Material shown
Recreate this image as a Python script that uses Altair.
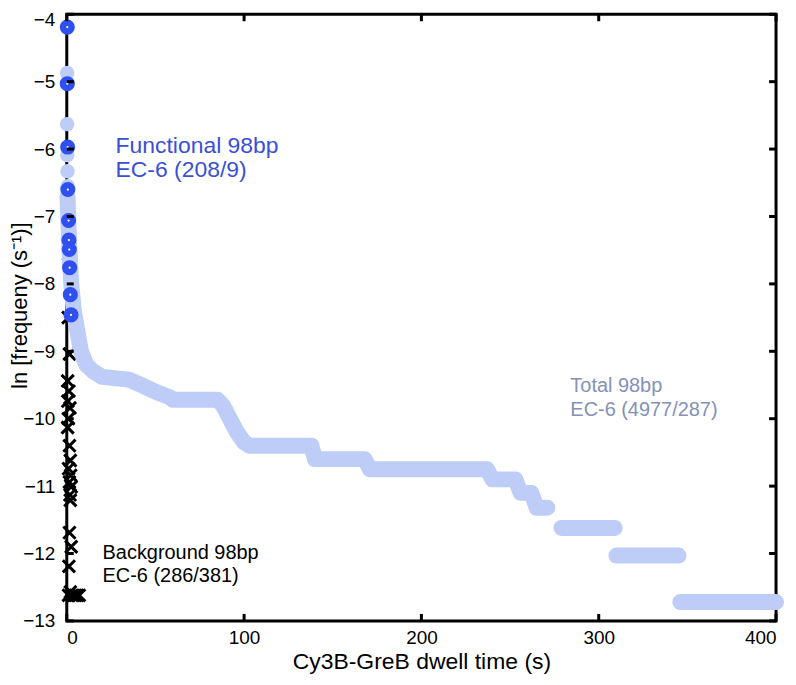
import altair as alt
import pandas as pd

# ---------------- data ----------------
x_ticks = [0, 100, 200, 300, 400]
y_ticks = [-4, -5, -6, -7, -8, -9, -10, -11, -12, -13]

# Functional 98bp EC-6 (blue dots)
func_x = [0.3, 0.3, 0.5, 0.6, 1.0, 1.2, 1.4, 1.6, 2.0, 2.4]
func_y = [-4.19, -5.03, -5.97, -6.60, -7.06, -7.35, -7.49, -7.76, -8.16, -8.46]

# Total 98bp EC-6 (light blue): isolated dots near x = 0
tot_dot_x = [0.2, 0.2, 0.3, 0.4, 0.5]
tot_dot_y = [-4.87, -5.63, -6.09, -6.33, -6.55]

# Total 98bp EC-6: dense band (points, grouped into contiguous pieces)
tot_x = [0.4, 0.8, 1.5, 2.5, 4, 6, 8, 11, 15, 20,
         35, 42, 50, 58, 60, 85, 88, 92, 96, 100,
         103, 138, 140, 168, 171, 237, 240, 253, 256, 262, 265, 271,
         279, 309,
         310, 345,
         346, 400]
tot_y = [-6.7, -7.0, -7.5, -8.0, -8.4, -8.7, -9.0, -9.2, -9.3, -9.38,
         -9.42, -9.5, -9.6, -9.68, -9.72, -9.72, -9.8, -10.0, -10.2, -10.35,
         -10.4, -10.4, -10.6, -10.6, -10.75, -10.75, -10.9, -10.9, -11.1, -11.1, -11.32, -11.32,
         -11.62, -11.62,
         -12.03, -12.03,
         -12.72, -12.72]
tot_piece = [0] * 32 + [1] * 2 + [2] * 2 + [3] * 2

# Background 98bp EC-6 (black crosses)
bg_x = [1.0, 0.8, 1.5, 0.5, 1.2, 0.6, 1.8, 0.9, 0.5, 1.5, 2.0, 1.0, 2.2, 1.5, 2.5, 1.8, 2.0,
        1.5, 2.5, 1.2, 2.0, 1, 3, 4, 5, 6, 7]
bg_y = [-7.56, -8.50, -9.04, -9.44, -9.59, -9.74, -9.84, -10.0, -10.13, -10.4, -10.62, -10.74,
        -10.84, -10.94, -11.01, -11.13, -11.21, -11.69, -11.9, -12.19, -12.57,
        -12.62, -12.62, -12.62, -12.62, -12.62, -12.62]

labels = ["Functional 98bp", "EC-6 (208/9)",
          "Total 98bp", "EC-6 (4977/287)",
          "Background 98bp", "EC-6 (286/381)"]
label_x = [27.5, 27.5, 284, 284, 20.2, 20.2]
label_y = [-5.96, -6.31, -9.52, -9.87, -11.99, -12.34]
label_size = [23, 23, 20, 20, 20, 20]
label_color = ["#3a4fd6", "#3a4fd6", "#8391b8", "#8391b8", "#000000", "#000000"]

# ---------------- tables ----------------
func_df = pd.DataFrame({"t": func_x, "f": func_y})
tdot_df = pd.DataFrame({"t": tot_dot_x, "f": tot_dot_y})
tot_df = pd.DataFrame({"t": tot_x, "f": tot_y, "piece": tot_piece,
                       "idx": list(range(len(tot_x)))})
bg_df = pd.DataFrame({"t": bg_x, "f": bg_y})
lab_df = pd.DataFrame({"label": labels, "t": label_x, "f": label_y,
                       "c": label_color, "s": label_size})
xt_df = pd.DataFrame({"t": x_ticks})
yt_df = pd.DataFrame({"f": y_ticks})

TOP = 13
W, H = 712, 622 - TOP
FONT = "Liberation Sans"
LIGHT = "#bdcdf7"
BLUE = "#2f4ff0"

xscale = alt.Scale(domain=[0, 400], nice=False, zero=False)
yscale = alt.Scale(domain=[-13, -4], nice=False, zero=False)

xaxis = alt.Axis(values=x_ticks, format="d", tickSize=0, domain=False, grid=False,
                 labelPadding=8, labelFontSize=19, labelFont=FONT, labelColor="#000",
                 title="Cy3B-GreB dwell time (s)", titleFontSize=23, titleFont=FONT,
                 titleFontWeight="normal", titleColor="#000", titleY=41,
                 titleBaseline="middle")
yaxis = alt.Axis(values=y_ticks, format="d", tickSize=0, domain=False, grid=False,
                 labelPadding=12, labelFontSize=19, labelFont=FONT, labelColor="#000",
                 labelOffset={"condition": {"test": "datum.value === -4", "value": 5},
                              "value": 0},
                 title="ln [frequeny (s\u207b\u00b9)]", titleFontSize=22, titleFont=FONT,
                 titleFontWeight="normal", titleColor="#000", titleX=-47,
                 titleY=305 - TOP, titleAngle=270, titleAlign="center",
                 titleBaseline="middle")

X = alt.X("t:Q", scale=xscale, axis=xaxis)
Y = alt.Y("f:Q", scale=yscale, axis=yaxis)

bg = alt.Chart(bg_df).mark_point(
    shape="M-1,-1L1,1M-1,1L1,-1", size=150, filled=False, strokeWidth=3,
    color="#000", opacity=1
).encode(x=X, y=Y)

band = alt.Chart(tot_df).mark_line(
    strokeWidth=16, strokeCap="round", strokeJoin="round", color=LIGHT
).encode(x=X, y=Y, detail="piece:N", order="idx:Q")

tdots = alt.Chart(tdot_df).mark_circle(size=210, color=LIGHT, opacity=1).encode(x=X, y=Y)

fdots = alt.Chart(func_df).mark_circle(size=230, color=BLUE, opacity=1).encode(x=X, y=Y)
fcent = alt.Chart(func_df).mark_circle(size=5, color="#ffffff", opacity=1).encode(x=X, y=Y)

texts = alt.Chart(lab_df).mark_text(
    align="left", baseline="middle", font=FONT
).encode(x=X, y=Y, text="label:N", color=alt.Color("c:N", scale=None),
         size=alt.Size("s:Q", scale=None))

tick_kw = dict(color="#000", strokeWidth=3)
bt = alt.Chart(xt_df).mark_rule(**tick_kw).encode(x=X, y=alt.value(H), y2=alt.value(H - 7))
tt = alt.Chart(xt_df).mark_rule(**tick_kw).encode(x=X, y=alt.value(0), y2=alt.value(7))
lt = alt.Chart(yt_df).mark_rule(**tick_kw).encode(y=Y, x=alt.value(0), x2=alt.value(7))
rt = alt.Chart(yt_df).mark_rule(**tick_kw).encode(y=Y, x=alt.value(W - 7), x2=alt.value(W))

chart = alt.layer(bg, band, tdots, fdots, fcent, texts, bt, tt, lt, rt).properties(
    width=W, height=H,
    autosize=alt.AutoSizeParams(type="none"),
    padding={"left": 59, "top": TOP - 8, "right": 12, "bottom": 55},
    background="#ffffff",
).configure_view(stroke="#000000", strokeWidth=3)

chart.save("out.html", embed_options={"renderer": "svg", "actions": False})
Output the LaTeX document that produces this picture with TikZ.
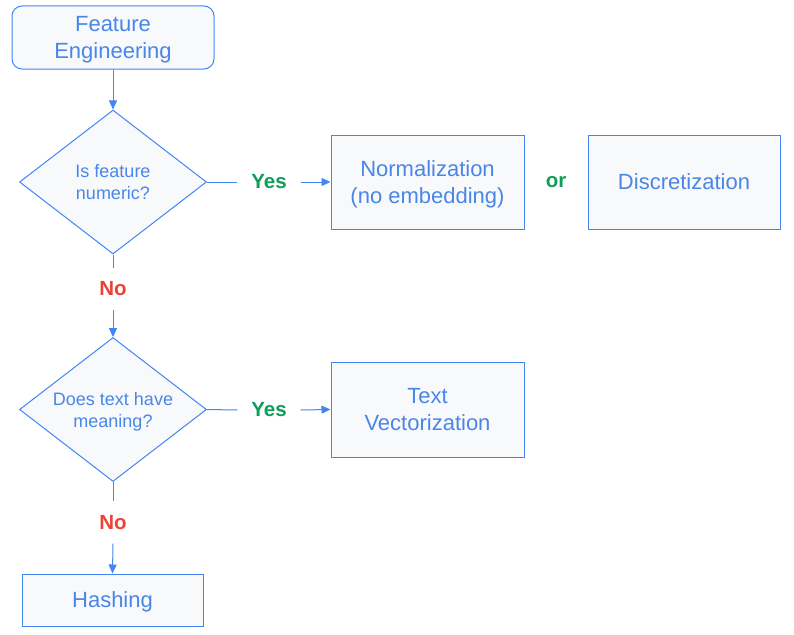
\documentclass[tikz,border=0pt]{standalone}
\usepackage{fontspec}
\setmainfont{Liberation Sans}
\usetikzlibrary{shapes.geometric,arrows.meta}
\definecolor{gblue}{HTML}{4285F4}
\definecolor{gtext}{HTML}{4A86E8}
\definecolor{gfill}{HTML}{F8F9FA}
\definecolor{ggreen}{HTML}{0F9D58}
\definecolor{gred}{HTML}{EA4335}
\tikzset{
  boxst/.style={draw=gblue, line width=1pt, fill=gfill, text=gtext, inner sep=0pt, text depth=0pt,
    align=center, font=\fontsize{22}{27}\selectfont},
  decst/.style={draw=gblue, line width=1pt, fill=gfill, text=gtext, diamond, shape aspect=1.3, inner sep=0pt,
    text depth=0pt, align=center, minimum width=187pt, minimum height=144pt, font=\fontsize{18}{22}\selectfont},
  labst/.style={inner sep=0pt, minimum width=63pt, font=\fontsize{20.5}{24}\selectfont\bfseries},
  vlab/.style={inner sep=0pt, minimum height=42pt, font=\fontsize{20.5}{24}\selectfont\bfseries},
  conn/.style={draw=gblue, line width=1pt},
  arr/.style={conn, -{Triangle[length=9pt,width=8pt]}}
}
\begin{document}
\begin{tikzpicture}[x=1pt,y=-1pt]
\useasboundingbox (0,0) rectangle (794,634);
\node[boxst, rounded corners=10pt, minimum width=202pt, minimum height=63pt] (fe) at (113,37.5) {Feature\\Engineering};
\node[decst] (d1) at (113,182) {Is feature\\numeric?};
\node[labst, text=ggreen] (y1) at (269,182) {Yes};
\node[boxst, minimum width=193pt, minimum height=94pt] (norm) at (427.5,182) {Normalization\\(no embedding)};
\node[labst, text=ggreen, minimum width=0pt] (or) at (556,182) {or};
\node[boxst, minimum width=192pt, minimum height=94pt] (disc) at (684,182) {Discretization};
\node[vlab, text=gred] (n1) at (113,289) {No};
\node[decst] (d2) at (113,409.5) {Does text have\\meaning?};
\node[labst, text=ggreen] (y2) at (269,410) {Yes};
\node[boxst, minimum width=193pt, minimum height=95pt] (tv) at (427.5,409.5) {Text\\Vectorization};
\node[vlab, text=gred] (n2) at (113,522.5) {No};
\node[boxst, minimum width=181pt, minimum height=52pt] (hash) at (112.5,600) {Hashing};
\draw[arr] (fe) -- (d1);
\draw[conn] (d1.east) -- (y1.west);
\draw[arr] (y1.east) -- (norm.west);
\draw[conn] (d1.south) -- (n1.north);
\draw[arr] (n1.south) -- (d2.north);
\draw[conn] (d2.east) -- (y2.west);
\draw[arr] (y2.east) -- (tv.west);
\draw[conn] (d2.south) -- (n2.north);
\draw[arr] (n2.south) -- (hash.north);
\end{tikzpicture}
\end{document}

Goal
Write out again exactly the lines from the start of the data above through the line containing "tot_dot_y = [-4.87, -5.63, -6.09, -6.33, -6.55]", inclusive, excluding any pictures.

Answer for this exercise
Recreate this image as a Python script that uses Altair.
import altair as alt
import pandas as pd

# ---------------- data ----------------
x_ticks = [0, 100, 200, 300, 400]
y_ticks = [-4, -5, -6, -7, -8, -9, -10, -11, -12, -13]

# Functional 98bp EC-6 (blue dots)
func_x = [0.3, 0.3, 0.5, 0.6, 1.0, 1.2, 1.4, 1.6, 2.0, 2.4]
func_y = [-4.19, -5.03, -5.97, -6.60, -7.06, -7.35, -7.49, -7.76, -8.16, -8.46]

# Total 98bp EC-6 (light blue): isolated dots near x = 0
tot_dot_x = [0.2, 0.2, 0.3, 0.4, 0.5]
tot_dot_y = [-4.87, -5.63, -6.09, -6.33, -6.55]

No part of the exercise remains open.